Core Challenges and Approach
One of the significant challenges was ensuring robust speech recognition in unpredictable acoustic conditions, which demanded adaptability and efficient computational performance. The traditional approach of training large ASR models is not well-suited for real-time applications in dynamic environments or edge devices, where resources such as memory and computation are limited. This project addressed these issues by combining the power of large models with lightweight, adaptable models through knowledge distillation and dynamically adjusted attention mechanisms.

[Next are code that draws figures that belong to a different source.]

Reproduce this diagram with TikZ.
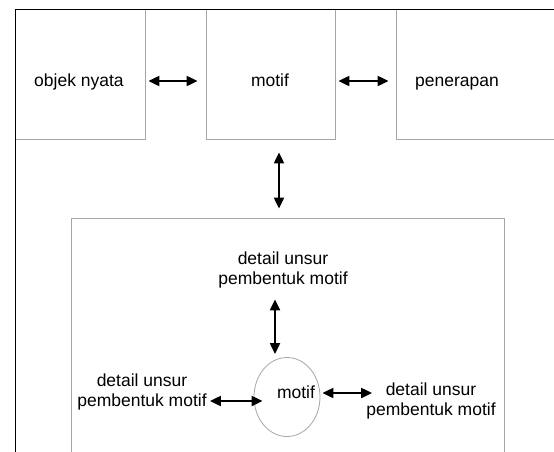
\documentclass[tikz,border=0pt]{standalone}
\usepackage{fontspec}
\setmainfont{Liberation Sans}
\usetikzlibrary{arrows.meta,shapes.geometric}
\begin{document}
\begin{tikzpicture}[x=1pt,y=-1pt,
  box/.style={draw=black!35, line width=0.8pt, fill=white, inner sep=0pt, minimum width=#1},
  lbl/.style={font=\fontsize{17.5}{20}\selectfont, align=center, inner sep=0pt},
  arr/.style={line width=2pt, {Triangle[length=11pt,width=10pt]}-{Triangle[length=11pt,width=10pt]}},
  ell/.style={draw=black!35, line width=0.8pt, ellipse, inner sep=0pt, minimum width=66pt, minimum height=79pt}]
\useasboundingbox (0,0) rectangle (554,451);
\clip (0,0) rectangle (554,451);
% boxes
\node[box=130pt, minimum height=130pt] (b1) at (80,74) {};
\node[box=129pt, minimum height=130pt] (b2) at (270.5,74) {};
\node[box=204pt, minimum height=130pt] (b3) at (498,74) {};
\node[box=433pt, minimum height=252pt] (bot) at (287.5,344) {};
% frame
\draw[black, line width=0.8pt] (560,9) -- (15,9) -- (15,460);
% top labels
\node[lbl, anchor=base] (t1) at (79,86) {objek nyata};
\node[lbl, anchor=base] (t2) at (270,86) {motif};
\node[lbl, anchor=base] (t3) at (457,86) {penerapan};
% top arrows
\draw[arr] ([xshift=3pt,yshift=-7pt]b1.east) -- ([xshift=-8pt,yshift=-7pt]b2.west);
\draw[arr] ([xshift=3pt,yshift=-7pt]b2.east) -- ([xshift=-7pt,yshift=-7pt]b3.west);
\draw[arr] ([xshift=8.5pt,yshift=-13pt]b2.south) -- ([xshift=-8.5pt,yshift=9pt]bot.north);
% inner
\node[ell] (el) at (287,397) {};
\node[lbl, anchor=base] (m) at (296,398) {motif};
\node[lbl] (dt) at (283,270) {detail unsur\\pembentuk motif};
\node[lbl] (dl) at (142,392) {detail unsur\\pembentuk motif};
\node[lbl] (dr) at (431,401) {detail unsur\\pembentuk motif};
\draw[arr] ([xshift=-8pt,yshift=-11pt]dt.south) -- ([xshift=-12pt,yshift=3pt]el.north);
\draw[arr] ([xshift=3pt,yshift=-9pt]dl.east) -- ([xshift=9pt,yshift=-4pt]el.west);
\draw[arr] ([xshift=2pt,yshift=4pt]el.east) -- ([xshift=6pt,yshift=8pt]dr.west);
\end{tikzpicture}
\end{document}
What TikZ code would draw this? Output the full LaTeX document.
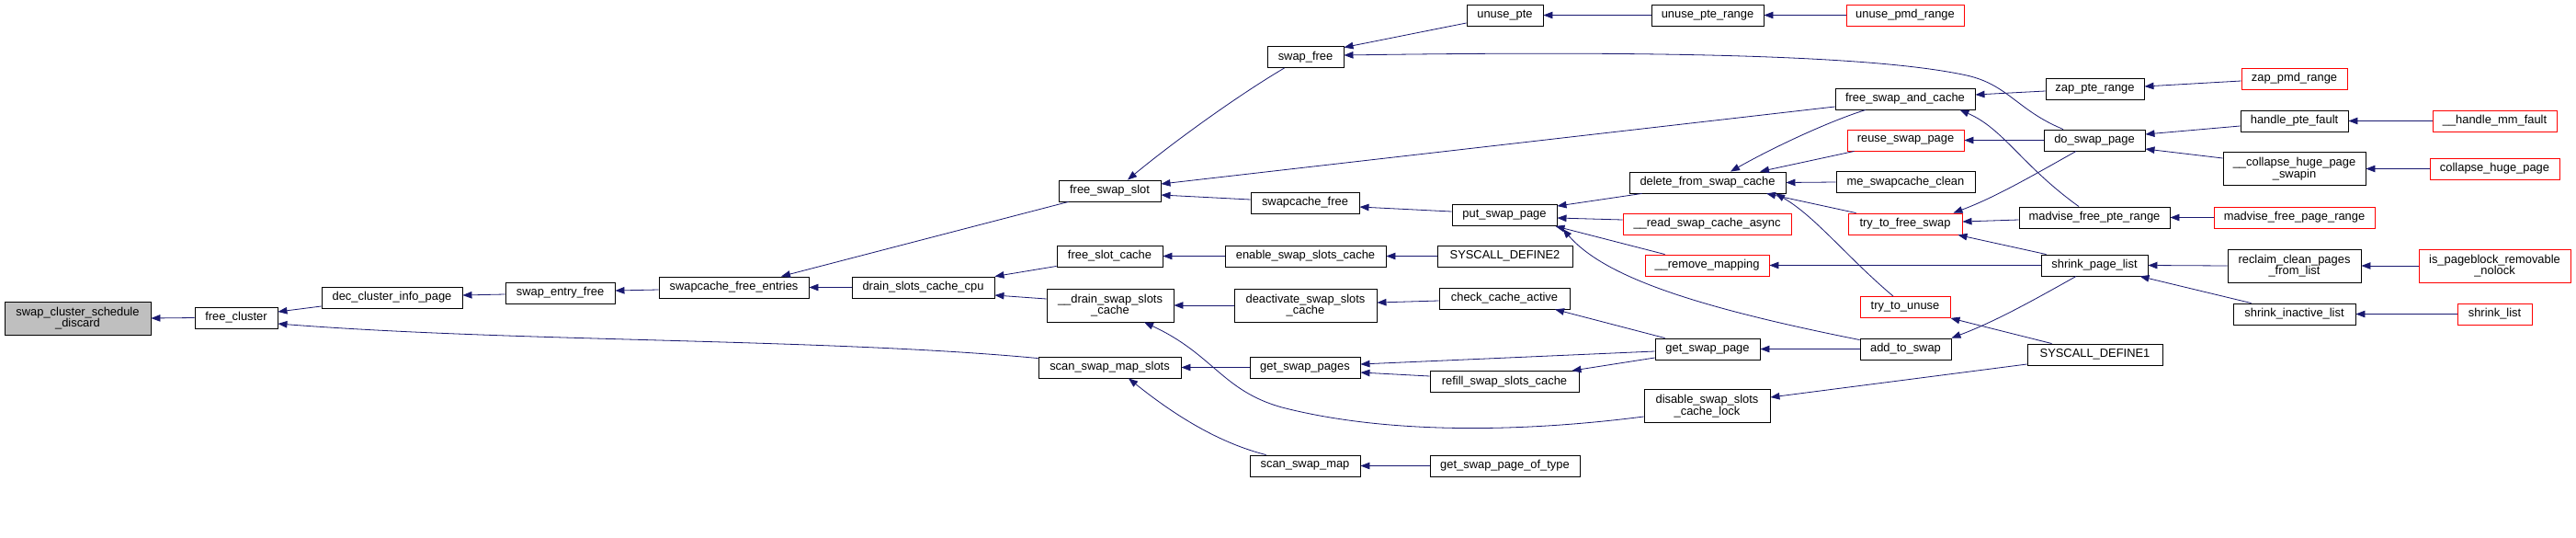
\documentclass[tikz,border=0pt]{standalone}
\usepackage{fontspec}
\setmainfont{Liberation Sans}
\usetikzlibrary{arrows.meta}
\definecolor{edgec}{HTML}{191970}
\definecolor{rootfill}{HTML}{BFBFBF}
\newcommand\fnfont{\fontsize{12.9pt}{12.5pt}\selectfont}
\tikzset{
  fn/.style={draw=black, line width=0.9pt, fill=white, inner sep=0pt, font=\fnfont, align=center, minimum height=23pt},
  trunc/.style={fn, draw=red},
  rootnode/.style={fn, fill=rootfill},
  e/.style={draw=edgec, line width=0.8pt, -{Triangle[length=10pt,width=7.5pt]}},
}
\begin{document}
\begin{tikzpicture}[x=1pt,y=-1pt]
\fill[white] (0,0) rectangle (2803,584);
\useasboundingbox (0,0) rectangle (2803,584);
% column 0-5
\node[rootnode, minimum width=159pt, minimum height=36pt] (disc) at (84.5,346) {swap\_cluster\_schedule\\\_discard};
\node[fn, minimum width=90pt] (fc) at (257,345.5) {free\_cluster};
\node[fn, minimum width=153pt] (dec) at (426.5,323.5) {dec\_cluster\_info\_page};
\node[fn, minimum width=119pt] (sef) at (609.5,318.5) {swap\_entry\_free};
\node[fn, minimum width=163pt] (sfe) at (798.5,312.5) {swapcache\_free\_entries};
\node[fn, minimum width=155pt] (dscc) at (1004.5,312.5) {drain\_slots\_cache\_cpu};
% column 6
\node[fn, minimum width=111pt] (fss) at (1207.5,207.5) {free\_swap\_slot};
\node[fn, minimum width=115pt] (fsc) at (1207.5,278.5) {free\_slot\_cache};
\node[fn, minimum width=138pt, minimum height=36pt] (dsc) at (1208,332) {\_\_drain\_swap\_slots\\\_cache};
\node[fn, minimum width=155pt] (ssms) at (1207.5,399.5) {scan\_swap\_map\_slots};
% column 7
\node[fn, minimum width=83pt] (sf) at (1420.5,62) {swap\_free};
\node[fn, minimum width=118pt] (scf) at (1420,220.5) {swapcache\_free};
\node[fn, minimum width=175pt] (ess) at (1420.5,278.5) {enable\_swap\_slots\_cache};
\node[fn, minimum width=155pt, minimum height=36pt] (dea) at (1420.5,332) {deactivate\_swap\_slots\\\_cache};
\node[fn, minimum width=120pt] (gsps) at (1420,399.5) {get\_swap\_pages};
\node[fn, minimum width=120pt] (ssm) at (1420,506.5) {scan\_swap\_map};
% column 8
\node[fn, minimum width=83pt] (up) at (1637.5,16.5) {unuse\_pte};
\node[fn, minimum width=114pt] (psp) at (1637,234) {put\_swap\_page};
\node[fn, minimum width=147pt] (sd2) at (1637.5,278.5) {SYSCALL\_DEFINE2};
\node[fn, minimum width=142pt] (cca) at (1637,324.5) {check\_cache\_active};
\node[fn, minimum width=162pt] (rssc) at (1637,415) {refill\_swap\_slots\_cache};
\node[fn, minimum width=163pt] (gspot) at (1637.5,506.5) {get\_swap\_page\_of\_type};
% column 9
\node[fn, minimum width=122pt] (upr) at (1858,16.5) {unuse\_pte\_range};
\node[fn, minimum width=170pt] (dfsc) at (1858,198.5) {delete\_from\_swap\_cache};
\node[trunc, minimum width=183pt] (rsca) at (1857.5,243.5) {\_\_read\_swap\_cache\_async};
\node[trunc, minimum width=135pt] (rm) at (1857.5,288.5) {\_\_remove\_mapping};
\node[fn, minimum width=114pt] (gsp) at (1858,379.5) {get\_swap\_page};
\node[fn, minimum width=137pt, minimum height=36pt] (dsscl) at (1857.5,441.5) {disable\_swap\_slots\\\_cache\_lock};
% column 10
\node[trunc, minimum width=128pt] (upmd) at (2073,16.5) {unuse\_pmd\_range};
\node[fn, minimum width=152pt] (fsac) at (2073,107.5) {free\_swap\_and\_cache};
\node[trunc, minimum width=127pt] (rsp) at (2073.5,152.5) {reuse\_swap\_page};
\node[fn, minimum width=151pt] (msc) at (2073.5,198) {me\_swapcache\_clean};
\node[trunc, minimum width=124pt] (ttfs) at (2073,243.5) {try\_to\_free\_swap};
\node[trunc, minimum width=98pt] (ttu) at (2073,334) {try\_to\_unuse};
\node[fn, minimum width=99pt] (ats) at (2073.5,379.5) {add\_to\_swap};
% column 11
\node[fn, minimum width=107pt] (zpr) at (2279.5,96.5) {zap\_pte\_range};
\node[fn, minimum width=110pt] (dsp) at (2279,152.5) {do\_swap\_page};
\node[fn, minimum width=164pt] (mfpr) at (2279,236.5) {madvise\_free\_pte\_range};
\node[fn, minimum width=116pt] (spl) at (2279,288.5) {shrink\_page\_list};
\node[fn, minimum width=147pt] (sd1) at (2279.5,385.5) {SYSCALL\_DEFINE1};
% column 12
\node[trunc, minimum width=115pt] (zpmd) at (2496.5,85.5) {zap\_pmd\_range};
\node[fn, minimum width=117pt] (hpf) at (2496.5,131.5) {handle\_pte\_fault};
\node[fn, minimum width=155pt, minimum height=36pt] (chps) at (2496.5,183.5) {\_\_collapse\_huge\_page\\\_swapin};
\node[trunc, minimum width=175pt] (mfpgr) at (2496.5,236.5) {madvise\_free\_page\_range};
\node[fn, minimum width=145pt, minimum height=36pt] (rcpl) at (2496.5,289) {reclaim\_clean\_pages\\\_from\_list};
\node[fn, minimum width=133pt] (sil) at (2496.5,341.5) {shrink\_inactive\_list};
% column 13
\node[trunc, minimum width=135pt] (hmf) at (2714.5,131.5) {\_\_handle\_mm\_fault};
\node[trunc, minimum width=141pt] (chp) at (2714.5,183.5) {collapse\_huge\_page};
\node[trunc, minimum width=165pt, minimum height=36pt] (ipr) at (2714.5,289) {is\_pageblock\_removable\\\_nolock};
\node[trunc, minimum width=81pt] (sl) at (2714.5,341.5) {shrink\_list};
% edges (caller -> callee)
\draw[e] (fc.west) -- (disc.east);
\draw[e] ([yshift=-9.5pt]dec.west) -- ([yshift=6.5pt]fc.east);
\draw[e] ([yshift=-2pt]ssms.north west) .. controls (900,368) and (560,372) .. ([yshift=-6.5pt]fc.east);
\draw[e] ([yshift=-1.5pt]sef.west) -- ([yshift=2.5pt]dec.east);
\draw[e] ([yshift=-2.5pt]sfe.west) -- ([yshift=2.5pt]sef.east);
\draw[e] ([xshift=11pt]fss.south west) -- ([xshift=51.5pt]sfe.north);
\draw[e] (dscc.west) -- (sfe.east);
\draw[e] ([yshift=1pt]fsc.south west) -- (dscc.north east);
\draw[e] ([yshift=7pt]dsc.west) -- ([yshift=-8.5pt]dscc.east);
\draw[e] ([xshift=19pt]sf.south west) .. controls (1340,108) and (1270,160) .. ([xshift=19.5pt]fss.north);
\draw[e] ([yshift=-8.5pt]fsac.west) -- ([yshift=7.5pt]fss.east);
\draw[e] ([yshift=3.5pt]scf.west) -- ([yshift=-4.5pt]fss.east);
\draw[e] ([yshift=-8.5pt]up.west) -- ([yshift=-1.5pt]sf.north east);
\draw[e] ([xshift=-34pt]dsp.north) .. controls (2195,120) and (2185,92) .. (2140,82) .. controls (2040,60) and (1800,55) .. ([yshift=2pt]sf.east);
\draw[e] (upr.west) -- (up.east);
\draw[e] (upmd.west) -- (upr.east);
\draw[e] ([yshift=4pt]psp.west) -- ([yshift=-4.5pt]scf.east);
\draw[e] ([xshift=14pt]dfsc.south west) -- ([yshift=-2pt]psp.north east);
\draw[e] ([yshift=4.5pt]rsca.west) -- ([yshift=-3pt]psp.east);
\draw[e] ([xshift=22pt]rm.north west) -- ([xshift=-2pt]psp.south east);
\draw[e] ([yshift=-2pt]ats.north west) .. controls (1840,333) and (1745,300) .. ([xshift=6pt,yshift=-3pt]psp.south east);
\draw[e] (ess.west) -- (fsc.east);
\draw[e] (sd2.west) -- (ess.east);
\draw[e] (dea.west) -- (dsc.east);
\draw[e] ([yshift=-11.5pt]dsscl.west) .. controls (1640,472) and (1500,470) .. (1395,443) .. controls (1330,425) and (1320,385) .. ([xshift=37pt]dsc.south);
\draw[e] ([yshift=-2.5pt]cca.west) -- ([yshift=3pt]dea.east);
\draw[e] ([xshift=11pt]gsp.north west) -- ([xshift=55pt]cca.south);
\draw[e] (gsps.west) -- (ssms.east);
\draw[e] ([xshift=18pt]ssm.north west) .. controls (1320,480) and (1270,445) .. ([xshift=20.5pt]ssms.south);
\draw[e] ([yshift=-2.5pt]gsp.west) -- ([yshift=3.5pt]gsps.east);
\draw[e] ([yshift=6pt]rssc.west) -- ([yshift=-5.5pt]gsps.east);
\draw[e] ([yshift=-9.5pt]gsp.west) -- ([xshift=-8pt]rssc.north east);
\draw[e] (gspot.west) -- (ssm.east);
\draw[e] (ats.west) -- (gsp.east);
\draw[e] ([xshift=-43pt]fsac.south) .. controls (1990,132) and (1930,160) .. ([xshift=25pt]dfsc.north);
\draw[e] ([xshift=8pt]rsp.south west) -- ([xshift=57pt]dfsc.north);
\draw[e] (msc.west) -- (dfsc.east);
\draw[e] ([xshift=9pt]ttfs.north west) -- ([xshift=64pt]dfsc.south);
\draw[e] ([xshift=-13pt]ttu.north) .. controls (2010,280) and (1975,235) .. ([xshift=74pt]dfsc.south);
\draw[e] (spl.west) -- (rm.east);
\draw[e] ([yshift=-2.5pt]zpr.west) -- ([yshift=4.5pt]fsac.east);
\draw[e] ([xshift=-17pt]mfpr.north) .. controls (2200,180) and (2180,140) .. ([xshift=-17pt]fsac.south east);
\draw[e] (dsp.west) -- (rsp.east);
\draw[e] ([xshift=-20pt]dsp.south) .. controls (2210,192) and (2170,215) .. ([xshift=-10pt]ttfs.north east);
\draw[e] ([yshift=-2.5pt]mfpr.west) -- ([yshift=2.5pt]ttfs.east);
\draw[e] ([xshift=6pt]spl.north west) -- ([xshift=-5pt]ttfs.south east);
\draw[e] ([xshift=27pt]sd1.north west) -- (ttu.south east);
\draw[e] ([xshift=-20pt]spl.south) .. controls (2210,328) and (2170,350) .. (ats.north east);
\draw[e] ([yshift=-10.5pt]sd1.west) -- ([yshift=9.5pt]dsscl.east);
\draw[e] ([yshift=-2.5pt]zpmd.west) -- ([yshift=2.5pt]zpr.east);
\draw[e] ([yshift=-5.5pt]hpf.west) -- ([yshift=6.5pt]dsp.east);
\draw[e] ([yshift=11.5pt]chps.west) -- ([yshift=-9.5pt]dsp.east);
\draw[e] (hmf.west) -- (hpf.east);
\draw[e] (chp.west) -- (chps.east);
\draw[e] (mfpgr.west) -- (mfpr.east);
\draw[e] (rcpl.west) -- (spl.east);
\draw[e] ([xshift=20pt]sil.north west) -- ([xshift=-9pt]spl.south east);
\draw[e] (ipr.west) -- (rcpl.east);
\draw[e] (sl.west) -- (sil.east);
\end{tikzpicture}
\end{document}
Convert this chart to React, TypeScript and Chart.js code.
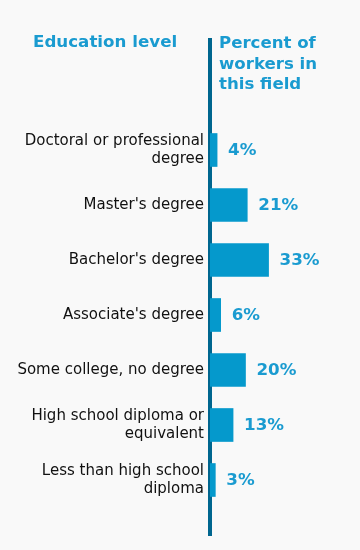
import React, { useEffect, useRef } from "react";
import { Chart, registerables } from "chart.js";

Chart.register(...registerables);

const categories: (string | string[])[] = [
  ["Doctoral or professional", "degree"],
  "Master's degree",
  "Bachelor's degree",
  "Associate's degree",
  "Some college, no degree",
  ["High school diploma or", "equivalent"],
  ["Less than high school", "diploma"],
];
const values: number[] = [4, 21, 33, 6, 20, 13, 3];
const leftHeader = "Education level";
const rightHeader = ["Percent of", "workers in", "this field"];

const FONT = "'DejaVu Sans', Verdana, sans-serif";
const BLUE = "#0599cc";
const TEXT_BLUE = "#1a9bd0";
const DARK = "#00668f";

export default function App() {
  const ref = useRef<HTMLCanvasElement | null>(null);

  useEffect(() => {
    document.body.style.margin = "0";
    const canvas = ref.current;
    if (!canvas) return;
    // two header rows on top, one blank row at bottom (layout only)
    const labels = ["", "", ...categories, ""];
    const data = [null, null, ...values, null];

    const valueLabels = {
      id: "valueLabels",
      afterDatasetsDraw(chart: any) {
        const ctx = chart.ctx;
        const meta = chart.getDatasetMeta(0);
        ctx.save();
        ctx.font = `bold 16.7px ${FONT}`;
        ctx.fillStyle = TEXT_BLUE;
        ctx.textAlign = "left";
        ctx.textBaseline = "middle";
        meta.data.forEach((bar: any, i: number) => {
          const v = data[i];
          if (v == null) return;
          ctx.fillText(`${v}%`, bar.x + 11, bar.y + 1);
        });
        ctx.restore();
      },
      afterDraw(chart: any) {
        const ctx = chart.ctx;
        const left = chart.chartArea.left;
        ctx.save();
        ctx.font = `bold 16.7px ${FONT}`;
        ctx.fillStyle = TEXT_BLUE;
        ctx.textBaseline = "alphabetic";
        ctx.textAlign = "left";
        ctx.fillText(leftHeader, 33, 47);
        ctx.font = `bold 16.6px ${FONT}`;
        rightHeader.forEach((t, i) => {
          ctx.fillText(t, left + 9, 48 + i * 20.5);
        });
        ctx.restore();
      },
    };

    const chart = new Chart(canvas, {
      type: "bar",
      data: {
        labels,
        datasets: [
          {
            data,
            backgroundColor: BLUE,
            borderWidth: 0,
            barThickness: 33,
          },
        ],
      },
      options: {
        indexAxis: "y",
        animation: false,
        responsive: false,
        maintainAspectRatio: false,
        layout: { padding: { top: 40, bottom: 13, left: 0, right: 8 } },
        plugins: {
          legend: { display: false },
          tooltip: { enabled: false },
          title: { display: false },
        },
        scales: {
          x: {
            display: false,
            min: 0,
            max: 80,
          },
          y: {
            z: 1,
            offset: false,
            afterFit: (scale: any) => {
              scale.width = 210;
            },
            grid: { display: true, color: "transparent", drawTicks: false },
            border: { display: true, color: DARK, width: 4 },
            ticks: {
              autoSkip: false,
              padding: 6,
              color: "#111111",
              font: { family: FONT, size: 15, lineHeight: 1.2 },
            },
          },
        },
      },
      plugins: [valueLabels],
    } as any);

    return () => chart.destroy();
  }, []);

  return (
    <div
      style={{
        position: "absolute",
        left: 0,
        top: 0,
        width: 360,
        height: 550,
        background: "#f9f9f9",
      }}
    >
      <canvas ref={ref} width={360} height={550} style={{ display: "block" }} />
    </div>
  );
}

The project explored two models:
Model 1 (CNN-GRU Hybrid Architecture):
This model was based on a Convolutional Neural Network (CNN) and Gated Recurrent Unit (GRU) hybrid with residual connections, allowing it to capture both spatial and temporal features of the audio data. The model processed audio sequences bidirectionally to improve the capture of long-range dependencies in speech signals. The CNN layers were responsible for extracting high-level acoustic features, while the GRU layers modeled temporal dependencies in the speech data. The model was trained on the LibriSpeech dataset, a widely used benchmark for speech recognition.Model 2 (Wav2Vec 2.0):
The second model utilized Wav2Vec 2.0, a state-of-the-art pre-trained model for speech recognition. This model leveraged Transformer-based architectures to perform end-to-end speech recognition, effectively handling large variations in audio input. Wav2Vec 2.0 improved Automatic Speech Recognition (ASR) performance by directly learning representations from raw audio data, bypassing the need for handcrafted features like MFCCs (Mel-frequency cepstral coefficients). This model was particularly effective in noisy environments due to its pre-training on large-scale datasets.
Key Components:
Adaptive Knowledge Distillation:
The project employed a teacher-student framework where the large pre-trained models (such as Wav2Vec 2.0) acted as teachers. Knowledge was distilled from these large models into smaller, more efficient models (students) without significant loss in performance. This allowed the student models to mimic the predictions of the larger models, maintaining high accuracy even with reduced computational resources. The distillation process ensured that the student models were capable of recognizing speech in both clean and noisy environments.Dynamic Attention Mechanism:
A core innovation of the project was the development of a Dynamic Attention Mechanism that adjusted attention weights based on the acoustic environment. Unlike static attention mechanisms, which apply a fixed attention distribution across all inputs, the dynamic mechanism monitored noise levels and adapted the attention distribution accordingly. This allowed the model to focus on more relevant segments of the audio signal, improving recognition accuracy in noisy settings.
Key Features
Multi-Model Approach:
The integration of both CNN-GRU hybrid and Transformer-based architectures provided flexibility in deployment. The CNN-GRU model was optimized for edge devices with limited resources, while the Wav2Vec 2.0 model offered higher accuracy in more complex or resource-rich environments.Knowledge Distillation for Edge Devices:
By distilling knowledge from large models into smaller models, the project enabled efficient deployment on edge devices without significant loss in accuracy. This process allowed resource-constrained devices to benefit from the advancements of larger models like Wav2Vec 2.0.Real-Time Adaptability:
The dynamic attention mechanism allowed the models to adjust their internal focus in real time based on the noise level of the input audio. This adaptability ensured robust speech recognition performance even under fluctuating acoustic conditions, such as in noisy public spaces or environments with overlapping speech.
Outcome
The project successfully demonstrated a significant reduction in Word Error Rate (WER) and Character Error Rate (CER), particularly in noisy environments. The CNN-GRU hybrid model offered high performance on edge devices, with an optimized balance between accuracy and computational efficiency. The Wav2Vec 2.0 model showed improved performance in complex environments with variable noise levels, making it ideal for real-time applications in cyber-physical systems. The integration of Dynamic Attention Mechanism and Adaptive Knowledge Distillation allowed for real-time adaptation to environmental changes, ensuring high accuracy while minimizing resource consumption.
The use of dynamic attention enhanced the system’s robustness, ensuring that the models could adapt to new conditions without retraining. This made the solution particularly useful for real-world deployment in edge computing scenarios, where resources are constrained, and noise conditions are unpredictable.